[start]

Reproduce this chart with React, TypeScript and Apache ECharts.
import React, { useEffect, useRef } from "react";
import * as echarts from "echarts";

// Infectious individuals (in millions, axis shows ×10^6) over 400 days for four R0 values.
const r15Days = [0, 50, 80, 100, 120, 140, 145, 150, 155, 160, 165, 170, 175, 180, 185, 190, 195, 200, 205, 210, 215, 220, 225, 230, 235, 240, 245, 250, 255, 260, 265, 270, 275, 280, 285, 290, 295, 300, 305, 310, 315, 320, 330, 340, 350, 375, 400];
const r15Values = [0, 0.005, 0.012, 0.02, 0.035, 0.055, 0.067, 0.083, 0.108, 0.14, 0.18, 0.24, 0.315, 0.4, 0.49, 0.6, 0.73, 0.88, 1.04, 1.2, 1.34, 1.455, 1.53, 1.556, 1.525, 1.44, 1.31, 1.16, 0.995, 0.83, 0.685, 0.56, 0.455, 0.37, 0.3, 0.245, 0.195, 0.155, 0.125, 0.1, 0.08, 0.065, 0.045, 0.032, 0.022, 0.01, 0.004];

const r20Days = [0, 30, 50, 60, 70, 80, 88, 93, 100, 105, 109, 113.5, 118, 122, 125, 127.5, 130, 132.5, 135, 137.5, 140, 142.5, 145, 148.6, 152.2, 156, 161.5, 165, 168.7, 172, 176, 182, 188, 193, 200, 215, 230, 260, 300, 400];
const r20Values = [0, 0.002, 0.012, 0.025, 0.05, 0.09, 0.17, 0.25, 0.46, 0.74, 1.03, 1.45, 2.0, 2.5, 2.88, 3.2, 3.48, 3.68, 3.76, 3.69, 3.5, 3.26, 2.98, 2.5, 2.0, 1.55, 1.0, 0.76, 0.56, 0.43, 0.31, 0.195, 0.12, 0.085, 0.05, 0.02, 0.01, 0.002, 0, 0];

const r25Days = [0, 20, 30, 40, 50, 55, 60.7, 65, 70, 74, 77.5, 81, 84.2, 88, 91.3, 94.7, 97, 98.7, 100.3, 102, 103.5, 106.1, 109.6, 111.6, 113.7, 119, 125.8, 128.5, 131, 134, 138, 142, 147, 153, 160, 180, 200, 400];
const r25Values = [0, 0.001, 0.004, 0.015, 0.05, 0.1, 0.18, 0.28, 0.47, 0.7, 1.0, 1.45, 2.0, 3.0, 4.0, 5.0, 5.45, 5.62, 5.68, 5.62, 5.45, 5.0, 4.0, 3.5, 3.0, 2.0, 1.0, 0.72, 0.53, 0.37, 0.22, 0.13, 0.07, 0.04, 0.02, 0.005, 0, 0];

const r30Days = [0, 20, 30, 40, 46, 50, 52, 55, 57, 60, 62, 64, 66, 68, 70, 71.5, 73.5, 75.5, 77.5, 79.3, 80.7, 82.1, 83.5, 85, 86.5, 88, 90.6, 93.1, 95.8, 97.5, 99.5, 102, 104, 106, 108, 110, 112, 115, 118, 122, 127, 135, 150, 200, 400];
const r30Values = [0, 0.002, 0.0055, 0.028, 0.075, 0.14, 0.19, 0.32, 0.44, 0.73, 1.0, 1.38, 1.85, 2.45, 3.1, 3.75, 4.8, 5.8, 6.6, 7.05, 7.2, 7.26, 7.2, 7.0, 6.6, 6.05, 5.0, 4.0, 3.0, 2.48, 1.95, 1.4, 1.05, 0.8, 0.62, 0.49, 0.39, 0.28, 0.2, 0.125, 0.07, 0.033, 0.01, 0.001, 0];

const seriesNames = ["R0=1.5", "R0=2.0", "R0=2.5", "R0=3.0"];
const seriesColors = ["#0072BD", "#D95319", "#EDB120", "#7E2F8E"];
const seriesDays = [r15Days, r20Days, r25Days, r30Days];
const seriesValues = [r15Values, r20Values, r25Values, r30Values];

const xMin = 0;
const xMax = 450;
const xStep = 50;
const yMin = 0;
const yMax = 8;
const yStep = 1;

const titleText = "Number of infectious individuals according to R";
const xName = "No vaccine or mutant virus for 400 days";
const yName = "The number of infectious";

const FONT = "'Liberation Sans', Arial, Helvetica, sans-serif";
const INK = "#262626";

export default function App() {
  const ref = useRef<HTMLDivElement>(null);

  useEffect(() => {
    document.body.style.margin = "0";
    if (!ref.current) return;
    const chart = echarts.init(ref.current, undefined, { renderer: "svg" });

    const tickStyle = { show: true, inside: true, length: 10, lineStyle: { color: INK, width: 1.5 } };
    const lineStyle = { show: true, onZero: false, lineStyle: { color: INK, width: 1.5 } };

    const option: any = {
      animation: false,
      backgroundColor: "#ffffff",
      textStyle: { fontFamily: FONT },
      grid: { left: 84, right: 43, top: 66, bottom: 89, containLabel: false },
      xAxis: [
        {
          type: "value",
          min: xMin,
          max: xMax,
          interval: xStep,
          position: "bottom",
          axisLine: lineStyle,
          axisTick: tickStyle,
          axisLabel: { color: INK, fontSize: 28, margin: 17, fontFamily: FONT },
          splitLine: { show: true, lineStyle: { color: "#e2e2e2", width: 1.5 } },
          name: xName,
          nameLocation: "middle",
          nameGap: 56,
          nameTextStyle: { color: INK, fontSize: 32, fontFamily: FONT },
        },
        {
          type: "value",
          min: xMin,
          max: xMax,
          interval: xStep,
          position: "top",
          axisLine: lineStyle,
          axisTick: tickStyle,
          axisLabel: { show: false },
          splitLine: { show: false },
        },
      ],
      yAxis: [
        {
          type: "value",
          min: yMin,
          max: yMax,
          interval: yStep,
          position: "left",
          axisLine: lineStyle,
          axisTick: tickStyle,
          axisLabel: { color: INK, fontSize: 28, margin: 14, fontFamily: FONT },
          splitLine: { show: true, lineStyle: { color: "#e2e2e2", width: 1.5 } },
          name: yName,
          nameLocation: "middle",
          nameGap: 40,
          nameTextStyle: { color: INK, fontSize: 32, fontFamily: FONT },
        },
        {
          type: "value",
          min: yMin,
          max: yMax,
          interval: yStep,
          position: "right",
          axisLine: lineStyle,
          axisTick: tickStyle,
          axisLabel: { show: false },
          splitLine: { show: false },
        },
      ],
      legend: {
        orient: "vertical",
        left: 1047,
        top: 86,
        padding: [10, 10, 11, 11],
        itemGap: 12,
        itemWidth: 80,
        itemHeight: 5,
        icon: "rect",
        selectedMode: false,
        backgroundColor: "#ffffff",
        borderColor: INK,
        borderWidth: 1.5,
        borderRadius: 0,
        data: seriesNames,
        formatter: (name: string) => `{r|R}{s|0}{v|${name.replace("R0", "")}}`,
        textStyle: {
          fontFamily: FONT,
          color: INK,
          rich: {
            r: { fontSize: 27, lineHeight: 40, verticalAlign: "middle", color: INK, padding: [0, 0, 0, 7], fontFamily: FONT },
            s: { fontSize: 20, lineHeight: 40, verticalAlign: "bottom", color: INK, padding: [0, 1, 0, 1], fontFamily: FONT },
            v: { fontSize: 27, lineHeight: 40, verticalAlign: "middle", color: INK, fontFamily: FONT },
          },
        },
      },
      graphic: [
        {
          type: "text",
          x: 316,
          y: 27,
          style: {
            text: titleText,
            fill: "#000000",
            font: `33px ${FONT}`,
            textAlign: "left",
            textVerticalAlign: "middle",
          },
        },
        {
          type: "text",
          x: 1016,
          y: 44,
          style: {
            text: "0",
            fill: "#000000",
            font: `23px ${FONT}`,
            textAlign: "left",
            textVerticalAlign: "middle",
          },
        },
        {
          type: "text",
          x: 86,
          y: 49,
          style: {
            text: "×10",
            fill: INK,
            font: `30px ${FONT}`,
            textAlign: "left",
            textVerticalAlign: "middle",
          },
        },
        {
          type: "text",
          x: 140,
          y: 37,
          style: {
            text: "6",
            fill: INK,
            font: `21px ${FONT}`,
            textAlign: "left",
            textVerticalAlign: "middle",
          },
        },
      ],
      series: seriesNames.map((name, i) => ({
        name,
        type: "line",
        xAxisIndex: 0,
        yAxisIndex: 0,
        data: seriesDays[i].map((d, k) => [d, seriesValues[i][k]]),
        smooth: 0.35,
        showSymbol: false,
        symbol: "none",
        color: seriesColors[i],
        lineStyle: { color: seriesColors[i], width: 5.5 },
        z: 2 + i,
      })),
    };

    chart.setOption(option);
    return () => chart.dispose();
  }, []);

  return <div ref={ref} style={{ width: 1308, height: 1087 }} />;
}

[end]
[start]

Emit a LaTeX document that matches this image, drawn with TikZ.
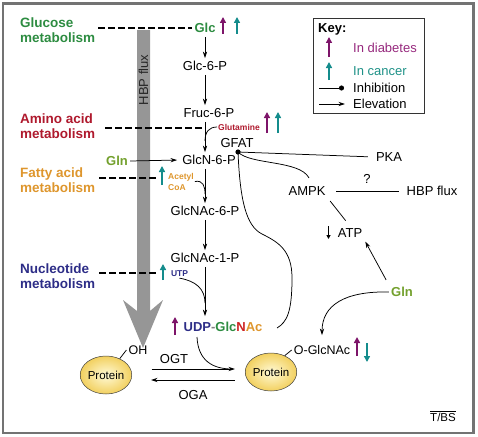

[end]
[start]

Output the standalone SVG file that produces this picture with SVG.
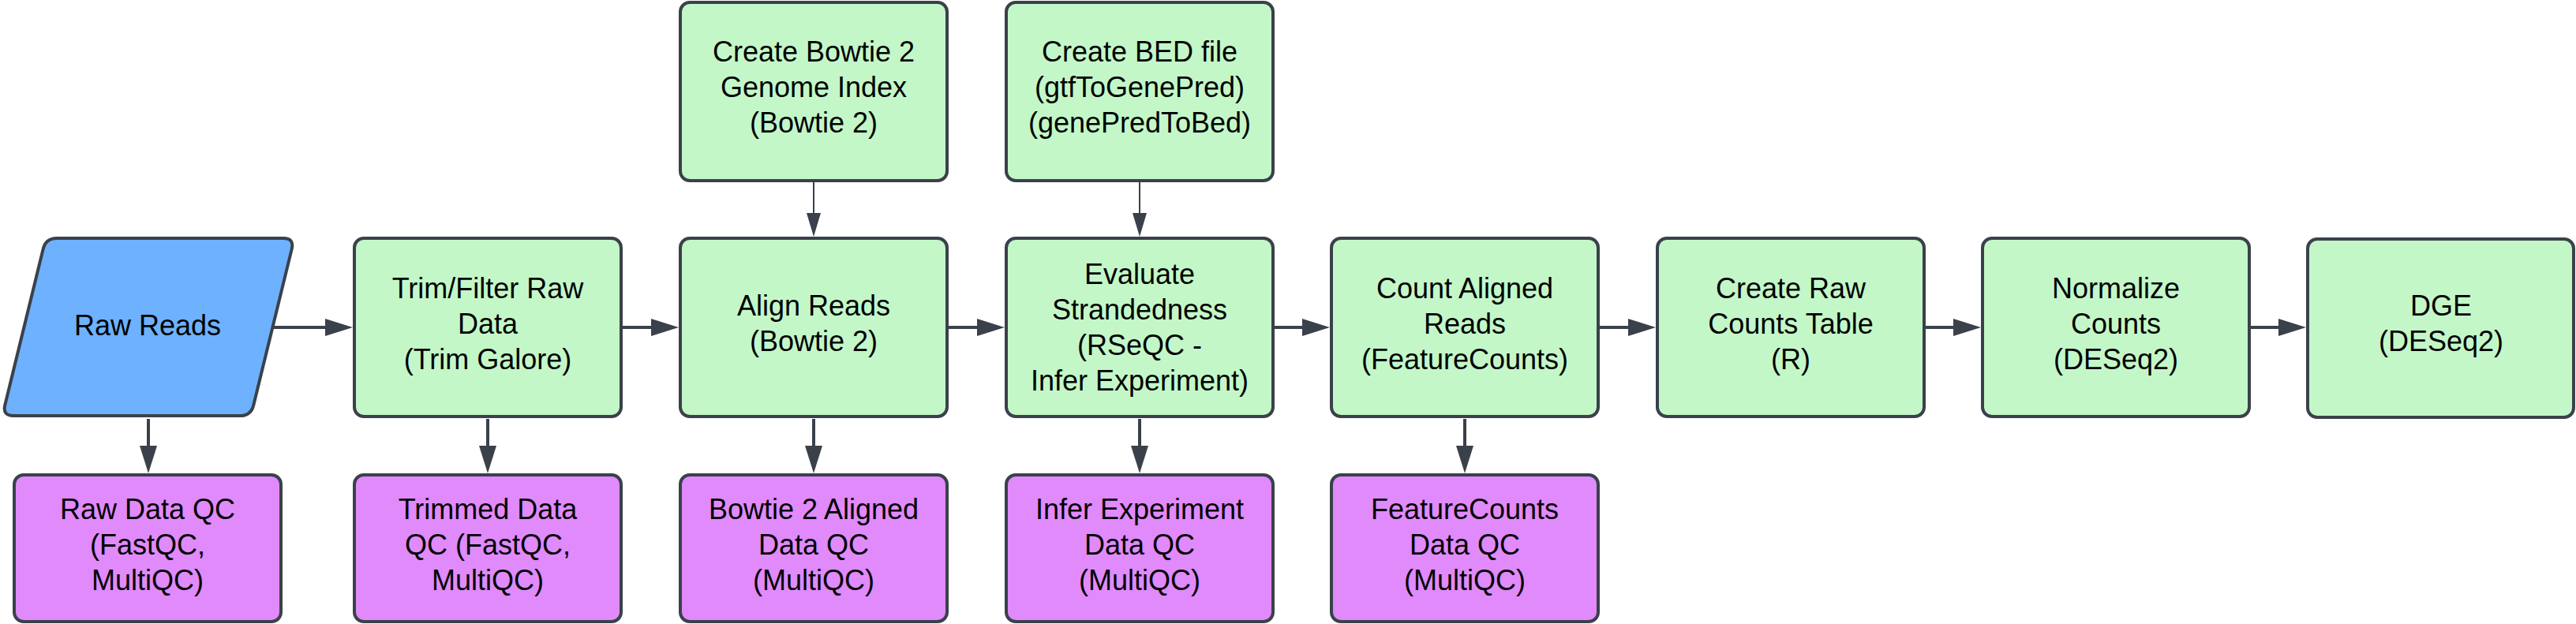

[end]

- THE EXERCISE -
Return each line where "document" shows up.

- COMPLETE OUTPUT -
    document.body.style.margin = "0";
Emit a LaTeX document that matches this image, drawn with TikZ.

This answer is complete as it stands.